**Do this:** Reproduce exactly, with no pictures, each line from the opening of the material down through the line containing "(0,0) rectangle (1412,-480);".

Records from a data collection

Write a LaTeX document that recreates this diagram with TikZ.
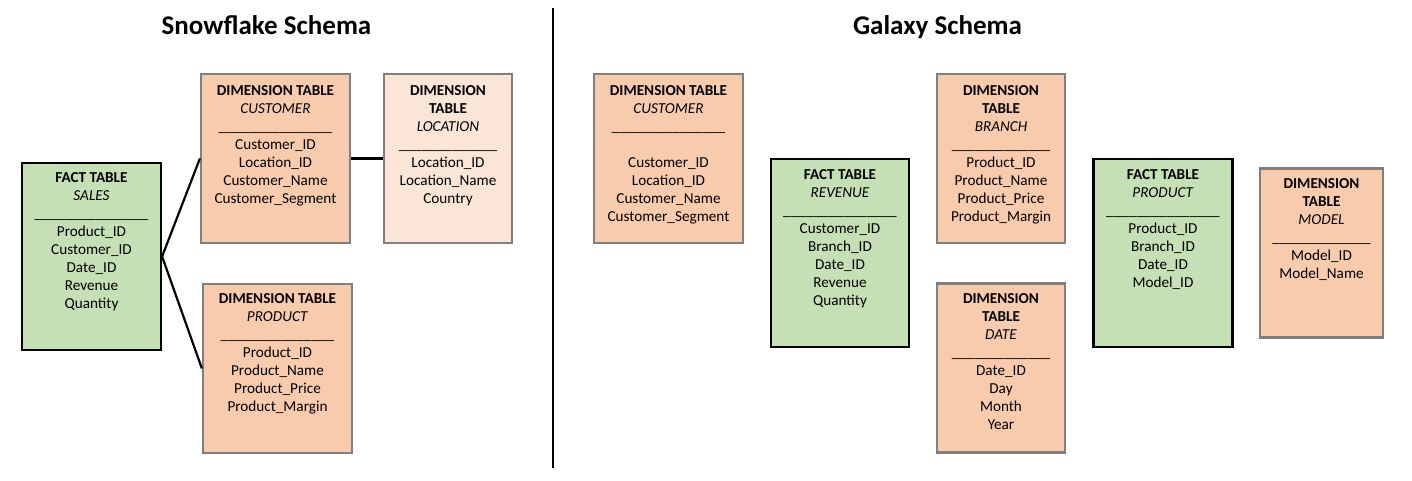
\documentclass[tikz,border=0pt]{standalone}
\usepackage{fontspec}
\setmainfont{Carlito}
\definecolor{factgreen}{HTML}{C5E0B4}
\definecolor{dimorange}{HTML}{F8CBAD}
\definecolor{dimlight}{HTML}{FBE5D6}
\definecolor{dimgray}{HTML}{7F7F7F}
\newcommand\barlong{\_\_\_\_\_\_\_\_\_\_\_\_\_\_\_}
\newcommand\barshort{\_\_\_\_\_\_\_\_\_\_\_\_\_}
\begin{document}
\begin{tikzpicture}[x=1pt,y=1pt,
  fact/.style={draw=black, line width=2.2pt, fill=factgreen, inner sep=0pt},
  dim/.style={draw=dimgray, line width=2.2pt, fill=dimorange, inner sep=0pt},
  dimpale/.style={dim, fill=dimlight},
  tx/.style={font=\fontsize{15.2}{18}\selectfont, align=center, inner sep=0pt, anchor=north},
  title/.style={font=\fontsize{27}{30}\selectfont\bfseries, inner sep=0pt, anchor=base},
  link/.style={draw=black, line width=2.2pt}]
\useasboundingbox (0,0) rectangle (1412,-480);

% titles and divider
\node[title] (snow) at (266.5,-34) {Snowflake Schema};
\node[title] (galaxy) at (937.5,-34) {Galaxy Schema};
\coordinate (dtop) at (553,-8);
\coordinate (dbot) at (553,-468);
\draw[black, line width=1.8pt] (dtop) -- (dbot);

% ---------- Snowflake ----------
\node[fact, minimum width=139pt, minimum height=187pt] (sales) at (91.5,-256.5) {};
\node[tx] (salest) at (91.5,-172.5) {\textbf{FACT TABLE}\\\textit{SALES}\\\barlong\\Product\_ID\\Customer\_ID\\Date\_ID\\Revenue\\Quantity};

\node[dim, minimum width=149pt, minimum height=169pt] (cust) at (275.5,-158.5) {};
\node[tx] (custt) at (275.5,-85.5) {\textbf{DIMENSION TABLE}\\\textit{CUSTOMER}\\\barlong\\Customer\_ID\\Location\_ID\\Customer\_Name\\Customer\_Segment};

\node[dimpale, minimum width=128pt, minimum height=169pt] (loc) at (448,-158.5) {};
\node[tx] (loct) at (448,-85.5) {\textbf{DIMENSION}\\\textbf{TABLE}\\\textit{LOCATION}\\\barshort\\Location\_ID\\Location\_Name\\Country};

\node[dim, minimum width=149pt, minimum height=169pt] (prod) at (277.5,-368.5) {};
\node[tx] (prodt) at (277.5,-293.5) {\textbf{DIMENSION TABLE}\\\textit{PRODUCT}\\\barlong\\Product\_ID\\Product\_Name\\Product\_Price\\Product\_Margin};

\draw[link] (sales.east) -- (cust.west);
\draw[link] (sales.east) -- (prod.west);
\draw[link] (cust.east) -- (loc.west);

% ---------- Galaxy ----------
\node[dim, minimum width=149pt, minimum height=169pt] (gcust) at (668.5,-158.5) {};
\node[tx] (gcustt) at (668.5,-85.5) {\textbf{DIMENSION TABLE}\\\textit{CUSTOMER}\\\barlong\\~\\Customer\_ID\\Location\_ID\\Customer\_Name\\Customer\_Segment};

\node[fact, minimum width=138pt, minimum height=188pt] (rev) at (840,-253) {};
\node[tx] (revt) at (840,-169.5) {\textbf{FACT TABLE}\\\textit{REVENUE}\\\barlong\\Customer\_ID\\Branch\_ID\\Date\_ID\\Revenue\\Quantity};

\node[dim, minimum width=128pt, minimum height=169pt] (branch) at (1001,-158.5) {};
\node[tx] (brancht) at (1001,-85.5) {\textbf{DIMENSION}\\\textbf{TABLE}\\\textit{BRANCH}\\\barshort\\Product\_ID\\Product\_Name\\Product\_Price\\Product\_Margin};

\node[dim, minimum width=128pt, minimum height=169pt] (date) at (1001,-368) {};
\node[tx] (datet) at (1001,-293.5) {\textbf{DIMENSION}\\\textbf{TABLE}\\\textit{DATE}\\\barshort\\Date\_ID\\Day\\Month\\Year};

\node[fact, minimum width=139pt, minimum height=188pt] (fprod) at (1163,-253) {};
\node[tx] (fprodt) at (1163,-169.5) {\textbf{FACT TABLE}\\\textit{PRODUCT}\\\barlong\\Product\_ID\\Branch\_ID\\Date\_ID\\Model\_ID};

\node[dim, minimum width=123pt, minimum height=169pt] (model) at (1321.5,-253) {};
\node[tx] (modelt) at (1321.5,-178.5) {\textbf{DIMENSION}\\\textbf{TABLE}\\\textit{MODEL}\\\barshort\\Model\_ID\\Model\_Name};
\end{tikzpicture}
\end{document}
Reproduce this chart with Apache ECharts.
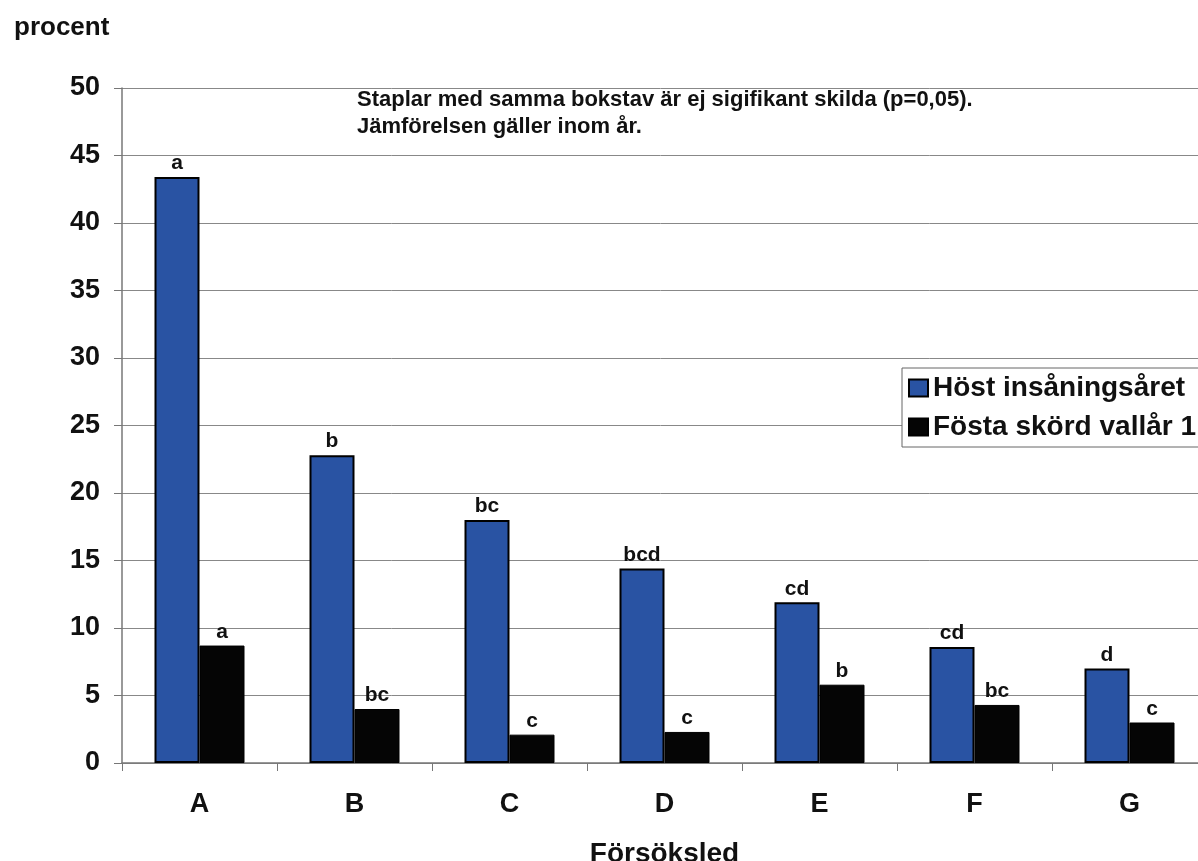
<!DOCTYPE html>
<html>
<head>
<meta charset="utf-8">
<script src="https://cdn.jsdelivr.net/npm/echarts@6/dist/echarts.min.js"></script>
<style>
html,body{margin:0;padding:0;background:#fff;overflow:hidden;}
#chart{width:1198px;height:861px;}
</style>
</head>
<body>
<div id="chart"></div>
<script>
const categories = ['A','B','C','D','E','F','G'];
const seriesNames = ['Höst insåningsåret','Fösta skörd vallår 1'];
const hostValues = [43.4, 22.8, 18.0, 14.4, 11.9, 8.6, 7.0];
const skordValues = [8.7, 4.0, 2.1, 2.3, 5.8, 4.3, 3.0];
const hostLetters = ['a','b','bc','bcd','cd','cd','d'];
const skordLetters = ['a','bc','c','c','b','bc','c'];
const yTicks = [0,5,10,15,20,25,30,35,40,45,50];
const noteLines = ['Staplar med samma bokstav är ej sigifikant skilda (p=0,05).','Jämförelsen gäller inom år.'];

const FONT = '"Liberation Sans", Arial, sans-serif';
const chart = echarts.init(document.getElementById('chart'));

function labelFor(letters){
  return {
    show: true, position: 'top', distance: 3,
    formatter: p => letters[p.dataIndex],
    fontFamily: FONT, fontWeight: 'bold', fontSize: 21, color: '#111'
  };
}

chart.setOption({
  animation: false,
  backgroundColor: '#fff',
  grid: {left: 122, width: 1085, top: 88, bottom: 98, containLabel: false, outerBoundsMode: 'none'},
  title: {
    text: 'procent', left: 9, top: 10,
    textStyle: {fontFamily: FONT, fontWeight: 'bold', fontSize: 26, color: '#111'}
  },
  legend: {
    left: 902, top: 368,
    orient: 'vertical',
    itemWidth: 19, itemHeight: 17, itemGap: 11,
    padding: [6, 40, 6, 6],
    backgroundColor: '#fff', borderColor: '#666', borderWidth: 1,
    icon: 'rect',
    textStyle: {fontFamily: FONT, fontWeight: 'bold', fontSize: 28, color: '#111'},
    data: seriesNames
  },
  xAxis: {
    type: 'category', data: categories,
    name: 'Försöksled', nameLocation: 'middle', nameGap: 77,
    nameTextStyle: {fontFamily: FONT, fontWeight: 'bold', fontSize: 28, color: '#111'},
    axisLine: {lineStyle: {color: '#777', width: 1.5}},
    axisTick: {show: true, length: 8, lineStyle: {color: '#777'}},
    axisLabel: {margin: 28, fontFamily: FONT, fontWeight: 'bold', fontSize: 27, color: '#111'}
  },
  yAxis: {
    type: 'value', min: 0, max: 50, interval: 5,
    axisLine: {show: true, lineStyle: {color: '#777', width: 1.5}},
    axisTick: {show: true, length: 8, inside: false, lineStyle: {color: '#777'}},
    axisLabel: {margin: 22, fontFamily: FONT, fontWeight: 'bold', fontSize: 27, color: '#111',
      formatter: v => yTicks.includes(v) ? String(v) : ''},
    splitLine: {show: true, lineStyle: {color: '#888', width: 1}}
  },
  series: [
    {
      name: seriesNames[0], type: 'bar', data: hostValues,
      barGap: '0%', barWidth: 45,
      itemStyle: {color: '#2953a3', borderColor: '#000', borderWidth: 2},
      label: labelFor(hostLetters)
    },
    {
      name: seriesNames[1], type: 'bar', data: skordValues,
      barWidth: 45,
      itemStyle: {color: '#050505', borderColor: '#000', borderWidth: 1},
      label: labelFor(skordLetters)
    }
  ],
  graphic: [
    {type: 'text', left: 357, top: 89,
      style: {text: noteLines[0], font: 'bold 22px ' + FONT, fill: '#111'}},
    {type: 'text', left: 357, top: 116,
      style: {text: noteLines[1], font: 'bold 22px ' + FONT, fill: '#111'}}
  ]
});
</script>
</body>
</html>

**Exercise response:**
Write a LaTeX document that recreates this diagram with TikZ.
\documentclass[tikz,border=0pt]{standalone}
\usepackage{fontspec}
\setmainfont{Carlito}
\definecolor{factgreen}{HTML}{C5E0B4}
\definecolor{dimorange}{HTML}{F8CBAD}
\definecolor{dimlight}{HTML}{FBE5D6}
\definecolor{dimgray}{HTML}{7F7F7F}
\newcommand\barlong{\_\_\_\_\_\_\_\_\_\_\_\_\_\_\_}
\newcommand\barshort{\_\_\_\_\_\_\_\_\_\_\_\_\_}
\begin{document}
\begin{tikzpicture}[x=1pt,y=1pt,
  fact/.style={draw=black, line width=2.2pt, fill=factgreen, inner sep=0pt},
  dim/.style={draw=dimgray, line width=2.2pt, fill=dimorange, inner sep=0pt},
  dimpale/.style={dim, fill=dimlight},
  tx/.style={font=\fontsize{15.2}{18}\selectfont, align=center, inner sep=0pt, anchor=north},
  title/.style={font=\fontsize{27}{30}\selectfont\bfseries, inner sep=0pt, anchor=base},
  link/.style={draw=black, line width=2.2pt}]
\useasboundingbox (0,0) rectangle (1412,-480);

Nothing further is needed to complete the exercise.